EP-A-1306920 relates to a unit cell for a fuel cell which is formed by laminating a fuel electrode, a solid electrolyte, and an air electrode on a porous base material. The fuel electrode of the unit cell can be made as a laminated body by laminating a plurality of fuel electrode layers. As may be seen from the examples, a Copper-made porous metal was obtained, a Samarium doped ceria layer was formed as a fuel electrode material, a Samarium doped ceria layer was formed as a solid electrolyte material, and the thus obtained sheets were layered on top of each other. The laminated sheets were afterwards pressurized at 100 g/cm2, whereby the adhesiveness among the various layers was enhanced.
WO-A2-03/036739 discloses solid oxide fuel cells made by coating a slurry of an electrolyte having a limited amount of organic material onto a carrier tape, depositing at least one layer electrode material on tape to support the electrolyte layer, removing the tape, screen printing a second electrode layer on the exposed surface of the electrolyte layer, and firing the layers at temperatures of 1100 to 1300° C.
U.S. Pat.

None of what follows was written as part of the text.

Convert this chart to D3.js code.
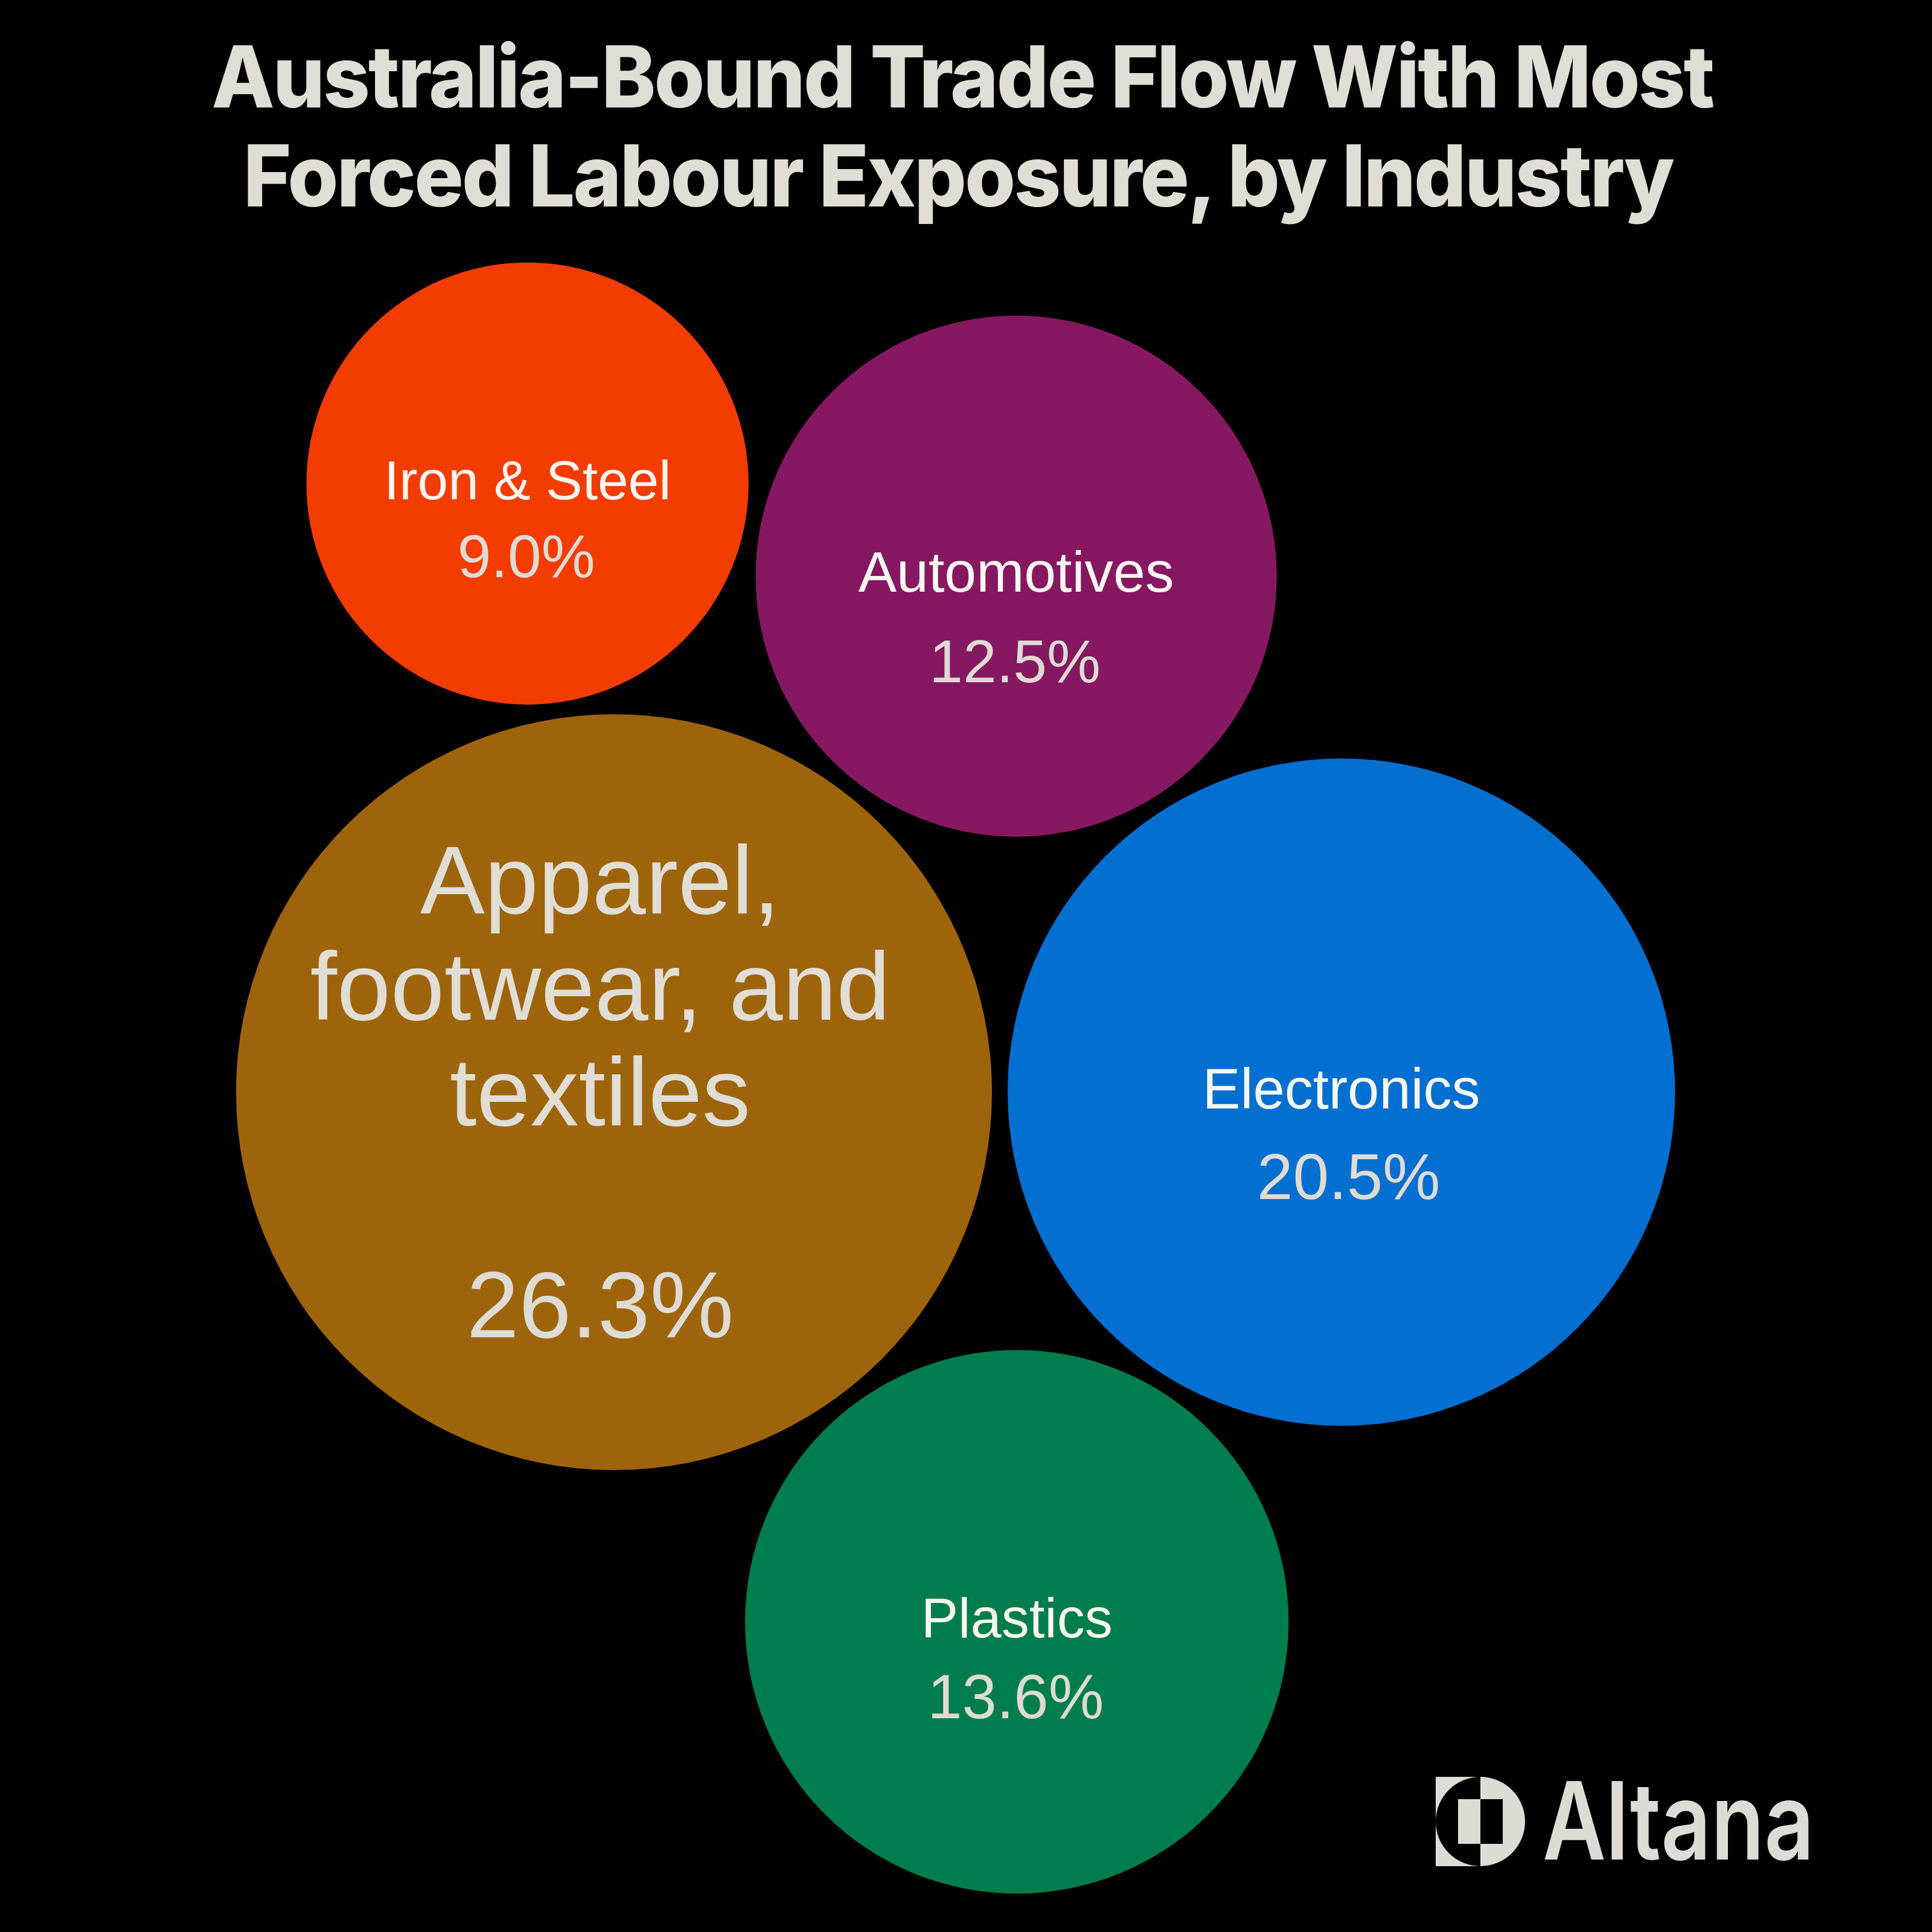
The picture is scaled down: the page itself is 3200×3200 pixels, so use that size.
<!DOCTYPE html>
<html>
<head>
<meta charset="utf-8">
<script src="https://cdn.jsdelivr.net/npm/d3@7"></script>
<style>
  html, body { margin: 0; padding: 0; background: #000; }
  svg { display: block; }
</style>
</head>
<body>
<script>
// ---- data ----
const categories = ["Iron & Steel", "Automotives", "Apparel, footwear, and textiles", "Electronics", "Plastics"];
const shares = [9.0, 12.5, 26.3, 20.5, 13.6];          // % of Australia-bound trade flow
const labelLines = [["Iron & Steel"], ["Automotives"], ["Apparel,", "footwear, and", "textiles"], ["Electronics"], ["Plastics"]];
const titleLines = ["Australia-Bound Trade Flow With Most", "Forced Labour Exposure, by Industry"];

// ---- styling ----
const colours = ["#f33c00", "#861862", "#9e640b", "#026fd1", "#007d4e"];
const W = 3200, H = 3200;
const GAP = 26;                       // space between neighbouring bubbles
const labelFont = "'Liberation Sans', Arial, Helvetica, sans-serif";
const titleFont = "Inter, 'Liberation Sans', Arial, sans-serif";

// per-bubble text layout: sizes, baseline offsets, line step and horizontal nudges
const textLayout = [
  { labelSize: 91,  valueSize: 100, valueDy: 155, lineStep: 0,     labelDy: 26,   labelDx: 0,   valueDx: -2, labelFill: "#f8f6f1" },
  { labelSize: 95,  valueSize: 100, valueDy: 176, lineStep: 0,     labelDy: 26,   labelDx: 0,   valueDx: -2, labelFill: "#f8f6f1" },
  { labelSize: 160, valueSize: 156, valueDy: 406, lineStep: 175.5, labelDy: -296, labelDx: -23, valueDx: -23, labelFill: "#e0ddd5" },
  { labelSize: 94,  valueSize: 107, valueDy: 177, lineStep: 0,     labelDy: 27,   labelDx: 0,   valueDx: 12, labelFill: "#f8f6f1" },
  { labelSize: 92,  valueSize: 103, valueDy: 160, lineStep: 0,     labelDy: 26,   labelDx: 0,   valueDx: -2, labelFill: "#f8f6f1" }
];

const svg = d3.select("body").append("svg")
  .attr("width", W).attr("height", H)
  .attr("viewBox", [0, 0, W, H]);

svg.append("rect").attr("width", W).attr("height", H).attr("fill", "#000");

// ---- title ----
const titleG = svg.append("g");
const titleSpec = [
  { x: 1594, y: 178, len: 2487 },
  { x: 1587, y: 342, len: 2368 }
];
titleG.selectAll("text").data(titleLines).join("text")
  .attr("x", (d, i) => titleSpec[i].x)
  .attr("y", (d, i) => titleSpec[i].y)
  .attr("text-anchor", "middle")
  .attr("font-family", titleFont)
  .attr("font-weight", 800)
  .attr("font-size", 142)
  .attr("letter-spacing", "-3")
  .attr("textLength", (d, i) => titleSpec[i].len)
  .attr("lengthAdjust", "spacingAndGlyphs")
  .attr("fill", "#e0ddd5")
  .text(d => d);

// ---- bubble sizes (area proportional to share) ----
const r = d3.scaleSqrt().domain([0, d3.max(shares)]).range([0, 626]);

const nodes = categories.map((c, i) => ({ name: c, value: shares[i], r: r(shares[i]), i }));
const byName = Object.fromEntries(nodes.map(n => [n.name, n]));

// place circle c touching both a and b (with GAP), on the given side of a→b
function touch(a, b, c, side) {
  const ra = a.r + c.r + GAP, rb = b.r + c.r + GAP;
  const dx = b.x - a.x, dy = b.y - a.y, d = Math.hypot(dx, dy);
  const t = (d * d + ra * ra - rb * rb) / (2 * d);
  const h = Math.sqrt(Math.max(0, ra * ra - t * t));
  const ux = dx / d, uy = dy / d;
  c.x = a.x + t * ux - side * h * uy;
  c.y = a.y + t * uy + side * h * ux;
}

const apparel = byName["Apparel, footwear, and textiles"];
const electronics = byName["Electronics"];
const automotives = byName["Automotives"];
const plastics = byName["Plastics"];
const iron = byName["Iron & Steel"];

apparel.x = 0; apparel.y = 0;
electronics.x = apparel.r + electronics.r + GAP; electronics.y = 0;
touch(apparel, electronics, automotives, -1);
touch(apparel, electronics, plastics, 1);
touch(apparel, automotives, iron, -1);

// layout origin sits on the largest bubble
const x = d3.scaleLinear().domain([0, 1]).range([1017, 1018]);
const y = d3.scaleLinear().domain([0, 1]).range([1809, 1810]);

const bubbles = svg.append("g").selectAll("g").data(nodes).join("g")
  .attr("transform", d => `translate(${x(d.x)},${y(d.y)})`);

bubbles.append("circle")
  .attr("r", d => d.r)
  .attr("fill", d => colours[d.i]);

bubbles.each(function (d) {
  const g = d3.select(this);
  const L = textLayout[d.i];
  g.selectAll("text.label").data(labelLines[d.i]).join("text")
    .attr("class", "label")
    .attr("x", L.labelDx)
    .attr("y", (t, k) => L.labelDy + k * L.lineStep)
    .attr("text-anchor", "middle")
    .attr("font-family", labelFont)
    .attr("font-size", L.labelSize)
    .attr("fill", L.labelFill)
    .text(t => t);
  g.append("text")
    .attr("class", "value")
    .attr("x", L.valueDx)
    .attr("y", L.valueDy)
    .attr("text-anchor", "middle")
    .attr("font-family", labelFont)
    .attr("font-size", L.valueSize)
    .attr("fill", "#dedbd4")
    .text(d3.format(".1f")(d.value) + "%");
});

// ---- brand mark ----
const logo = svg.append("g").attr("transform", "translate(2452,3017)");
const s = 74, inner = 37, light = "#dedbd4";
logo.append("rect").attr("x", -s).attr("y", -s).attr("width", s).attr("height", 2 * s).attr("fill", light);
logo.append("path").attr("d", `M0,${-s} A${s},${s} 0 0 0 0,${s} Z`).attr("fill", "#000");
logo.append("path").attr("d", `M0,${-s} A${s},${s} 0 0 1 0,${s} Z`).attr("fill", light);
logo.append("rect").attr("x", -inner).attr("y", -inner).attr("width", inner).attr("height", 2 * inner).attr("fill", light);
logo.append("rect").attr("x", 0).attr("y", -inner).attr("width", inner).attr("height", 2 * inner).attr("fill", "#000");

svg.append("text")
  .attr("x", 2555).attr("y", 3080)
  .attr("font-family", titleFont)
  .attr("font-weight", 600)
  .attr("font-size", 178)
  .attr("textLength", 450)
  .attr("lengthAdjust", "spacingAndGlyphs")
  .attr("fill", light)
  .text("Altana");
</script>
</body>
</html>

No. 4,957,673 discloses a unitary layered ceramic structure which comprises co-sintered layers. The co-sintered structure comprises a sintered central layer of yttria stabilized zirconia, and sintered outer layers of strontium lanthanum manganite.
US-A-2006/0024547 relates to a fuel cell comprising a cathode, an electrolyte, an anode and a porous multifunctional layer disposed on the anode opposite to the electrolyte. The porous multifunctional layer comprises a cermet which has thermal expansion and shrinkage behaviour substantially similar to the other fuel cell layers.
WO-A-2006/082057 relates to a method of producing a reversible solid oxide fuel cell, comprising the steps of 1) providing a metallic support layer; 2) forming a cathode precursor layer on the metallic support layer; 3) forming an electrolyte layer on the cathode precursor layer; 4) sintering the obtained multilayer structure; 5) impregnating the cathode precursor layer so as to form a cathode layer; and 6) forming an anode layer on top of the electrolyte layer.
However, while the prior art focuses primarily on new suitable materials for use in solid oxide fuel cells, there still exists a need for an improved method of producing a solid oxide cell at a large scale, with which solid oxide cells can be produced very accurately at a high quality while minimizing waste material and waste product, thus being cost effective.